Juan Martínez de Irujo (born 4 November 1981)  is a professional Basque pelota player for the Aspe team.

Early life
Martínez de Irujo was born in 1981 in Ibero, Olza. He is the son of Juan Angel Martinez de Irujo and the nephew of the late professional pelotari (pelota player) Javier Martínez de Irujo.

Professional career
Martinez de Irujo made his debut on the Labrit fronton in 2003, and soon became an important player, winning the Hand-pelota championship and runner-up with Lasa III on the doubles tournament held the same year.

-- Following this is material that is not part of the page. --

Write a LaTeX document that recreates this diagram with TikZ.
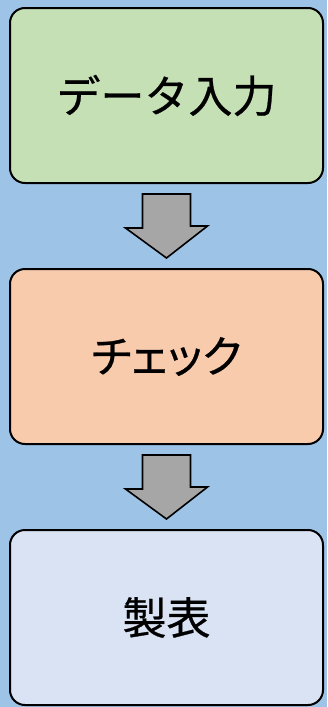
\documentclass[tikz,border=0pt]{standalone}
\usepackage{fontspec}
\setmainfont[FakeBold=0.6]{Noto Sans CJK JP}
\newfontfamily\palttext[FakeBold=0.6,RawFeature=+palt]{Noto Sans CJK JP}
\usetikzlibrary{calc}
\definecolor{bgblue}{HTML}{9DC3E6}
\definecolor{boxgreen}{HTML}{C5E0B4}
\definecolor{boxorange}{HTML}{F8CBAD}
\definecolor{boxblue}{HTML}{DAE3F3}
\definecolor{arrowgray}{HTML}{A6A6A6}
\begin{document}
\begin{tikzpicture}[x=1pt,y=-1pt,
  stepbox/.style={draw=black,line width=2pt,rounded corners=15pt,minimum width=313pt,minimum height=175pt,inner sep=0pt,font=\fontsize{44}{50}\selectfont},
  blockarrow/.style={draw=black,fill=arrowgray,line width=1.6pt,line join=miter}]
\fill[bgblue] (0,0) rectangle (327,707);
\useasboundingbox (0,0) rectangle (327,707);
\node[stepbox,fill=boxgreen] (a) at (166.5,95.5) {\raisebox{2pt}{データ入力}};
\node[stepbox,fill=boxorange] (b) at (166.5,356.5) {{\palttext チェック}};
\node[stepbox,fill=boxblue] (c) at (166.5,617.5) {\raisebox{2pt}{製表}};
\path (a.south) ++(0,10) coordinate (t1);
\path (b.north) ++(0,-10) coordinate (p1);
\path (b.south) ++(0,10) coordinate (t2);
\path (c.north) ++(0,-10) coordinate (p2);
\draw[blockarrow] (p1) -- ++(41,-32) -- ++(-17,0) -- ($(t1)+(24,0)$) -- ($(t1)+(-24,0)$) -- ++(0,34) -- ++(-17,0) -- cycle;
\draw[blockarrow] (p2) -- ++(41,-32) -- ++(-17,0) -- ($(t2)+(24,0)$) -- ($(t2)+(-24,0)$) -- ++(0,34) -- ++(-17,0) -- cycle;
\end{tikzpicture}
\end{document}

In 2005 he was again runner-up of the 1st hand-pelota championship, but won the doubles with Goñi III.
In 2006 he won the three pelota titles: hand single, hand doubles and Cuatro y Medio like Julián Rategui had done back in 1990.
In 2008 he was again runner-up at cuatro y medio to Olaizola II. In 2009 he again won the doubles championship along with Fernando Goñi, and won his third single hand-pelota title against Olaizola II.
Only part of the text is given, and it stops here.